Reflexo de nossas atitudes
Se a nossa forma de estar no mundo é reflexo da forma como nos relacionamos, uma boa forma de entendermos melhor como nos relacionamos, é observar nossos comportamentos e atitudes.
Em sua vida, você acredita no fluir e é confiante? Ou é apegado e tem desejo por controle? Acredita-se ser o dono da verdade e percebe-se superior? Ou é inseguro e tem dificuldade de ver o seu valor? É desconfiado e frequentemente fica na defensiva? Ou sente-se aberto e corajoso? Adora saber dos outros e é curioso pelas histórias alheias? Ou pouca coisa de interessa?
Agora, sobreponha todas essas percepções, crenças, comportamentos e formas por cima de suas relações, inclusive a sua com você. Como se fosse uma espécie de tinta fosforescente que destaca o que é semelhante. E então, onde estão as similaridades? Os padrões?
Expectativas fora da medida
Uma relação saudável é uma relação equilibrada e nutritiva. Equilibrada, pois o movimento é harmônico. As quantidades dadas e recebidas são semelhantes ao longo do tempo, mesmo que haja pausas e que os conteúdos sejam diferentes. Como o casal do início do texto, em que um faz carinho e outro doce. Muitas vezes, queremos receber exatamente o que damos. Mas, como isso poderia ser possível se somos todos diferentes? Além disso, por que receberíamos tanto mais do que já temos? Se nas trocas temos as maiores oportunidades de crescimento, não deveríamos receber também aquilo que nos falta?
Temos a tendência a exigir que o outro, principalmente nosso par amoroso, nos ofereça tudo aquilo que gostamos e acreditamos que precisamos. Desejamos que seja um pacote completo que supra todas as nossas “necessidades”. Que tenha um bom papo, seja carinhoso, parceiro de viagens e prestativo. Mas, quase nunca é assim. O outro tem algumas coisas que gostamos e outras menos boas. Assim como você e eu. Olhar para o outro com amor e simplicidade nos ajuda a compreender quem de fato é o outro e o que realmente podemos esperar daquela troca. Sem expectativas, mas com abertura e alegria.
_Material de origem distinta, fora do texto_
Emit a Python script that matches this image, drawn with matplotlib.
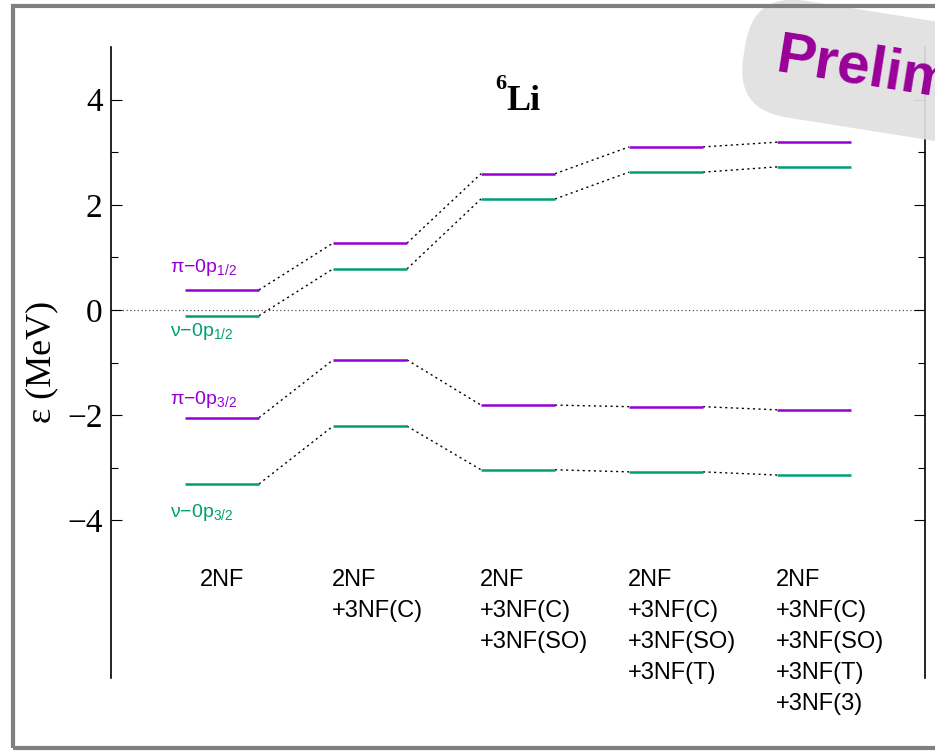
import matplotlib
matplotlib.use("Agg")
import matplotlib.pyplot as plt
from matplotlib.patches import Rectangle
import numpy as np

plt.rcParams['mathtext.fontset'] = 'custom'
plt.rcParams['mathtext.rm'] = 'Liberation Sans'
plt.rcParams['mathtext.it'] = 'Liberation Sans:italic'

categories = ["2NF",
              "2NF\n+3NF(C)",
              "2NF\n+3NF(C)\n+3NF(SO)",
              "2NF\n+3NF(C)\n+3NF(SO)\n+3NF(T)",
              "2NF\n+3NF(C)\n+3NF(SO)\n+3NF(T)\n+3NF(3)"]
pi_p12 = [0.38, 1.27, 2.59, 3.10, 3.19]
nu_p12 = [-0.11, 0.78, 2.11, 2.62, 2.72]
pi_p32 = [-2.05, -0.95, -1.81, -1.84, -1.90]
nu_p32 = [-3.31, -2.21, -3.04, -3.08, -3.14]
level_names = [r"π−0p$_{\mathregular{1/2}}$", r"ν−0p$_{\mathregular{1/2}}$",
               r"π−0p$_{\mathregular{3/2}}$", r"ν−0p$_{\mathregular{3/2}}$"]

purple = "#9400D3"
green = "#009E73"

fig = plt.figure(figsize=(9.35, 7.51), dpi=100)
ax = fig.add_axes([111/935, 1-678/751, (925-111)/935, (678-47)/751])
ax.set_xlim(0.25, 5.75)
ax.set_ylim(-7, 5)

x = np.arange(1, 6)
hw = 0.25
series = [(pi_p12, purple), (nu_p12, green), (pi_p32, purple), (nu_p32, green)]
for vals, col in series:
    for i in range(len(x)):
        ax.plot([x[i]-hw, x[i]+hw], [vals[i], vals[i]], color=col, lw=1.8,
                solid_capstyle='butt', zorder=3)
        if i < len(x)-1:
            ax.plot([x[i]+hw, x[i+1]-hw], [vals[i], vals[i+1]], color='black',
                    lw=1.0, ls=(0, (1.5, 2.5)), zorder=2)

ax.axhline(0, color='#555555', lw=0.9, ls=(0, (1, 2)), zorder=1)

# level labels
lab_kw = dict(fontsize=14, family='Liberation Sans', va='center', ha='left')
ax.text(0.65, pi_p12[0] + 0.42, level_names[0], color=purple, **lab_kw)
ax.text(0.65, nu_p12[0] - 0.30, level_names[1], color=green, **lab_kw)
ax.text(0.65, pi_p32[0] + 0.34, level_names[2], color=purple, **lab_kw)
ax.text(0.65, nu_p32[0] - 0.55, level_names[3], color=green, **lab_kw)

# category labels
label_x = [0.85, 1.74, 2.74, 3.74, 4.74]
for lx, cat in zip(label_x, categories):
    ax.text(lx, -4.93, cat, fontsize=17, family='Liberation Sans', ha='left',
            va='top', linespacing=1.52)

# spines and ticks
for s in ['top', 'bottom']:
    ax.spines[s].set_visible(False)
for s in ['left', 'right']:
    ax.spines[s].set_linewidth(1.2)
ax.set_xticks([])
ax.set_yticks([-4, -2, 0, 2, 4])
ax.set_yticks([-3, -1, 1, 3], minor=True)
ax.set_yticklabels(["−4", "−2", "0", "2", "4"])
ax.tick_params(axis='y', which='both', direction='in', left=True, right=True,
               labelsize=24, width=0.8, pad=6)
ax.tick_params(axis='y', which='major', length=8)
ax.tick_params(axis='y', which='minor', length=5)
for lab in ax.get_yticklabels():
    lab.set_family('Liberation Serif')

fig.text(42/935, 1-362/751, "ε (MeV)", rotation=90, fontsize=26,
         family='Liberation Serif', ha='center', va='center')

# title
fig.text(506/935, 1-101/751, "Li", fontsize=26, family='Liberation Serif',
         weight='bold', ha='left', va='center')
fig.text(506/935, 1-84/751, "6", fontsize=16, family='Liberation Serif',
         weight='bold', ha='right', va='center')

# watermark
fig.text(776/935, 1-56/751, "Preliminary", fontsize=42, family='Liberation Sans',
         weight='bold', color='#990099', rotation=-9, rotation_mode='anchor',
         ha='left', va='center', zorder=10,
         bbox=dict(boxstyle='round,pad=0.55,rounding_size=0.9', fc='#e0e0e0',
                   ec='none', alpha=0.93))

# slide frame
fig.patches.append(Rectangle((13/935, 3/751), 1.0, 1-9/751, transform=fig.transFigure,
                             fill=False, ec='#808080', lw=3, zorder=20))

fig.savefig("out.png", dpi=100)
Conheça o outro e a si mesmo
Se você gosta de viajar, mas seu namorado não goste, não exija isso dele. Mas, também não se furte de ter essas experiências. Viaje com aquela amiga que também adora. Se não é possível bater aqueles altos papos com seus pais, direcione essa sua vontade para conversar com aquele amigo que também gosta de papear. Adoraria ir ao cinema com seu filho, mas ele não gosta, vá com você. Sim, você. Convide a sua própria companhia para te entregar aquilo que você gosta e precisa. Vocês se conhecem tão bem e estão sempre juntos, que não poderia ter uma parceria melhor.
É, por isso, que temos tantos relacionamentos na nossa vida, para que neste mosaico de tantas pessoas, possamos estar sempre trocando, dando o que a gente tem a oferecer e recebendo o que a gente precisa para ser feliz e crescer.